*** Given material ***

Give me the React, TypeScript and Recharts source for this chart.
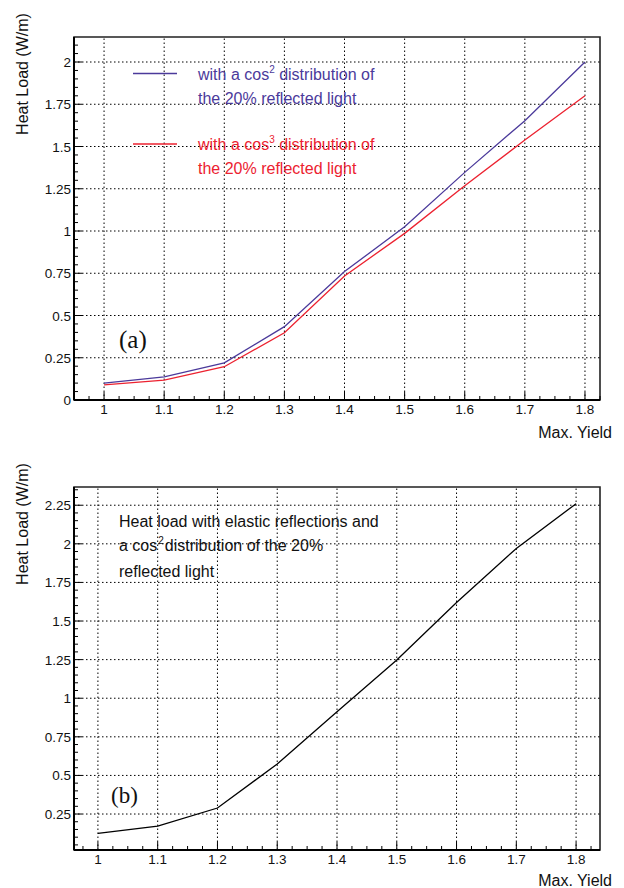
import React from 'react';
import { LineChart, Line, XAxis, YAxis, ReferenceLine, ReferenceArea, Legend } from 'recharts';

// Max. yield values (x axis, both panels)
const yields = [1, 1.1, 1.2, 1.3, 1.4, 1.5, 1.6, 1.7, 1.8];
// (a) heat load, cos^2 and cos^3 distributions of the 20% reflected light
const loadCos2 = [0.1, 0.137, 0.22, 0.434, 0.76, 1.025, 1.347, 1.653, 2.0];
const loadCos3 = [0.089, 0.118, 0.197, 0.398, 0.734, 0.986, 1.268, 1.538, 1.8];
// (b) heat load with elastic reflections
const loadElastic = [0.125, 0.172, 0.289, 0.574, 0.913, 1.247, 1.62, 1.97, 2.26];

const xTicks = [1, 1.1, 1.2, 1.3, 1.4, 1.5, 1.6, 1.7, 1.8];
const yTicksA = [0, 0.25, 0.5, 0.75, 1, 1.25, 1.5, 1.75, 2];
const yTicksB = [0.25, 0.5, 0.75, 1, 1.25, 1.5, 1.75, 2, 2.25];

const BLUE = '#4b3a9b';
const RED = '#ec2230';
const SANS = '"Liberation Sans", Arial, Helvetica, sans-serif';
const SERIF = '"Liberation Serif", "Times New Roman", serif';

const dataA = yields.map((y, i) => ({ yield: y, cos2: loadCos2[i], cos3: loadCos3[i] }));
const dataB = yields.map((y, i) => ({ yield: y, elastic: loadElastic[i] }));

// all tick positions (major + minor) inside a domain
function allTicks(lo: number, hi: number, step: number) {
  const out: number[] = [];
  const start = Math.ceil(lo / step - 1e-9);
  for (let k = start; k * step <= hi + 1e-9; k++) out.push(+(k * step).toFixed(4));
  return out;
}

const fmt = (v: number) => String(+v.toFixed(2));
const isMajor = (v: number, majors: number[]) => majors.some((m) => Math.abs(m - v) < 1e-6);

const makeXTick = (majors: number[]) => (p: any) => {
  const v = p.payload.value;
  const major = isMajor(v, majors);
  return (
    <g>
      <line x1={p.x} x2={p.x} y1={p.y} y2={p.y - (major ? 8 : 4)} stroke="#000" strokeWidth={1} />
      {major && (
        <text x={p.x} y={p.y + 14} textAnchor="middle" fontSize={13.5} fontFamily={SANS} fill="#111">
          {fmt(v)}
        </text>
      )}
    </g>
  );
};
const makeYTick = (majors: number[]) => (p: any) => {
  const v = p.payload.value;
  const major = isMajor(v, majors);
  return (
    <g>
      <line x1={p.x} x2={p.x + (major ? 8 : 4)} y1={p.y} y2={p.y} stroke="#000" strokeWidth={1} />
      {major && (
        <text x={p.x - 3} y={p.y + 5} textAnchor="end" fontSize={13.5} fontFamily={SANS} fill="#111">
          {fmt(v)}
        </text>
      )}
    </g>
  );
};

const legendPow: Record<string, string> = { cos2: '2', cos3: '3' };

const renderLegend = (props: any) => (
  <div style={{ fontFamily: SANS, fontSize: 16, lineHeight: '22px' }}>
    {(props.payload || []).map((entry: any, i: number) => (
      <div key={entry.dataKey} style={{ display: 'flex', marginTop: i === 0 ? 0 : 24, color: entry.color }}>
        <svg width={44} height={20} style={{ marginRight: 21, flex: 'none' }}>
          <line x1={0} x2={44} y1={9.5 + i * 0.5} y2={9.5 + i * 0.5} stroke={entry.color} strokeWidth={1.3} />
        </svg>
        <div>
          <div>
            with a cos
            <span style={{ fontSize: 10, position: 'relative', top: -7 }}>{legendPow[entry.dataKey]}</span>
            {' '}distribution of
          </div>
          <div>the 20% reflected light</div>
        </div>
      </div>
    ))}
  </div>
);

const yLabelStyle = (cy: number): React.CSSProperties => ({
  position: 'absolute',
  left: 22.5 - 90,
  top: cy - 9,
  width: 180,
  height: 18,
  lineHeight: '18px',
  textAlign: 'center',
  transform: 'rotate(-90deg)',
  fontFamily: SANS,
  fontSize: 16,
  color: '#111',
  whiteSpace: 'nowrap',
});

const xLabelStyle = (top: number): React.CSSProperties => ({
  position: 'absolute',
  right: 12,
  top,
  fontFamily: SANS,
  fontSize: 16,
  lineHeight: '16px',
  color: '#111',
  whiteSpace: 'nowrap',
});

const gridProps = { stroke: '#000', strokeDasharray: '1.5 2.5', strokeWidth: 1, xAxisId: 'x', yAxisId: 'y' };

export default function App() {
  const domXA: [number, number] = [0.95, 1.825];
  const domYA: [number, number] = [0, 2.148];
  const domXB: [number, number] = [0.96, 1.84];
  const domYB: [number, number] = [0.017, 2.368];

  return (
    <div style={{ position: 'absolute', left: 0, top: 0, width: 624, height: 888, background: '#fff' }}>
      {/* panel (a) */}
      <div style={{ position: 'absolute', left: 0, top: 0, width: 624, height: 444 }}>
        <LineChart width={624} height={444} data={dataA} margin={{ top: 37, right: 24, bottom: 43, left: 73 }}>
          {xTicks.map((v) => <ReferenceLine key={'gx' + v} x={v} {...gridProps} />)}
          {yTicksA.map((v) => <ReferenceLine key={'gy' + v} y={v} {...gridProps} />)}
          <ReferenceArea xAxisId="x" yAxisId="y" x1={domXA[0]} x2={domXA[1]} y1={domYA[0]} y2={domYA[1]} fill="none" stroke="#222" strokeWidth={1.6} />
          <XAxis xAxisId="x" type="number" dataKey="yield" domain={domXA} ticks={allTicks(domXA[0], domXA[1], 0.025)} allowDataOverflow height={1} tickSize={0} tickMargin={0} tickLine={false} interval={0} tick={makeXTick(xTicks)} axisLine={{ stroke: '#000', strokeWidth: 2 }} />
          <YAxis yAxisId="y" type="number" domain={domYA} ticks={allTicks(domYA[0], domYA[1], 0.05)} allowDataOverflow width={1} tickSize={0} tickMargin={0} tickLine={false} interval={0} tick={makeYTick(yTicksA)} axisLine={{ stroke: '#000', strokeWidth: 2 }} />
          <Legend layout="horizontal" verticalAlign="middle" align="center" content={renderLegend} wrapperStyle={{ left: 133, top: 64, width: 320, height: 'auto' }} />
          <Line xAxisId="x" yAxisId="y" type="linear" dataKey="cos2" stroke={BLUE} strokeWidth={1.3} dot={false} isAnimationActive={false} />
          <Line xAxisId="x" yAxisId="y" type="linear" dataKey="cos3" stroke={RED} strokeWidth={1.3} dot={false} isAnimationActive={false} />
        </LineChart>
        <div style={yLabelStyle(74)}>Heat Load (W/m)</div>
        <div style={xLabelStyle(424.7)}>Max. Yield</div>
        <div style={{ position: 'absolute', left: 119, top: 327, fontFamily: SERIF, fontSize: 25, lineHeight: '25px', color: '#111' }}>(a)</div>
      </div>

      {/* panel (b) */}
      <div style={{ position: 'absolute', left: 0, top: 444, width: 624, height: 444 }}>
        <LineChart width={624} height={444} data={dataB} margin={{ top: 43, right: 24, bottom: 37, left: 73 }}>
          {xTicks.map((v) => <ReferenceLine key={'gx' + v} x={v} {...gridProps} />)}
          {yTicksB.map((v) => <ReferenceLine key={'gy' + v} y={v} {...gridProps} />)}
          <ReferenceArea xAxisId="x" yAxisId="y" x1={domXB[0]} x2={domXB[1]} y1={domYB[0]} y2={domYB[1]} fill="none" stroke="#222" strokeWidth={1.6} />
          <XAxis xAxisId="x" type="number" dataKey="yield" domain={domXB} ticks={allTicks(domXB[0], domXB[1], 0.025)} allowDataOverflow height={1} tickSize={0} tickMargin={0} tickLine={false} interval={0} tick={makeXTick(xTicks)} axisLine={{ stroke: '#000', strokeWidth: 2 }} />
          <YAxis yAxisId="y" type="number" domain={domYB} ticks={allTicks(domYB[0], domYB[1], 0.05)} allowDataOverflow width={1} tickSize={0} tickMargin={0} tickLine={false} interval={0} tick={makeYTick(yTicksB)} axisLine={{ stroke: '#000', strokeWidth: 2 }} />
          <Line xAxisId="x" yAxisId="y" type="linear" dataKey="elastic" stroke="#000" strokeWidth={1.3} dot={false} isAnimationActive={false} />
        </LineChart>
        <div style={yLabelStyle(79.5)}>Heat Load (W/m)</div>
        <div style={xLabelStyle(429.2)}>Max. Yield</div>
        <div style={{ position: 'absolute', left: 119, top: 65.7, fontFamily: SANS, fontSize: 16, lineHeight: '24px', color: '#111', whiteSpace: 'nowrap' }}>
          <div>Heat load with elastic reflections and</div>
          <div>
            a cos<span style={{ fontSize: 10, position: 'relative', top: -7, marginLeft: 1, marginRight: 1 }}>2</span>distribution of the 20%
          </div>
          <div>reflected light</div>
        </div>
        <div style={{ position: 'absolute', left: 111, top: 339.7, fontFamily: SERIF, fontSize: 23, lineHeight: '23px', color: '#111' }}>(b)</div>
      </div>
    </div>
  );
}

***

From the opening line of the listing above through the line bearing "const dataB = yields.map((y, i)", repeat each line exactly. Drop every picture.

_Answer to this problem_.
Give me the React, TypeScript and Recharts source for this chart.
import React from 'react';
import { LineChart, Line, XAxis, YAxis, ReferenceLine, ReferenceArea, Legend } from 'recharts';

// Max. yield values (x axis, both panels)
const yields = [1, 1.1, 1.2, 1.3, 1.4, 1.5, 1.6, 1.7, 1.8];
// (a) heat load, cos^2 and cos^3 distributions of the 20% reflected light
const loadCos2 = [0.1, 0.137, 0.22, 0.434, 0.76, 1.025, 1.347, 1.653, 2.0];
const loadCos3 = [0.089, 0.118, 0.197, 0.398, 0.734, 0.986, 1.268, 1.538, 1.8];
// (b) heat load with elastic reflections
const loadElastic = [0.125, 0.172, 0.289, 0.574, 0.913, 1.247, 1.62, 1.97, 2.26];

const xTicks = [1, 1.1, 1.2, 1.3, 1.4, 1.5, 1.6, 1.7, 1.8];
const yTicksA = [0, 0.25, 0.5, 0.75, 1, 1.25, 1.5, 1.75, 2];
const yTicksB = [0.25, 0.5, 0.75, 1, 1.25, 1.5, 1.75, 2, 2.25];

const BLUE = '#4b3a9b';
const RED = '#ec2230';
const SANS = '"Liberation Sans", Arial, Helvetica, sans-serif';
const SERIF = '"Liberation Serif", "Times New Roman", serif';

const dataA = yields.map((y, i) => ({ yield: y, cos2: loadCos2[i], cos3: loadCos3[i] }));
const dataB = yields.map((y, i) => ({ yield: y, elastic: loadElastic[i] }));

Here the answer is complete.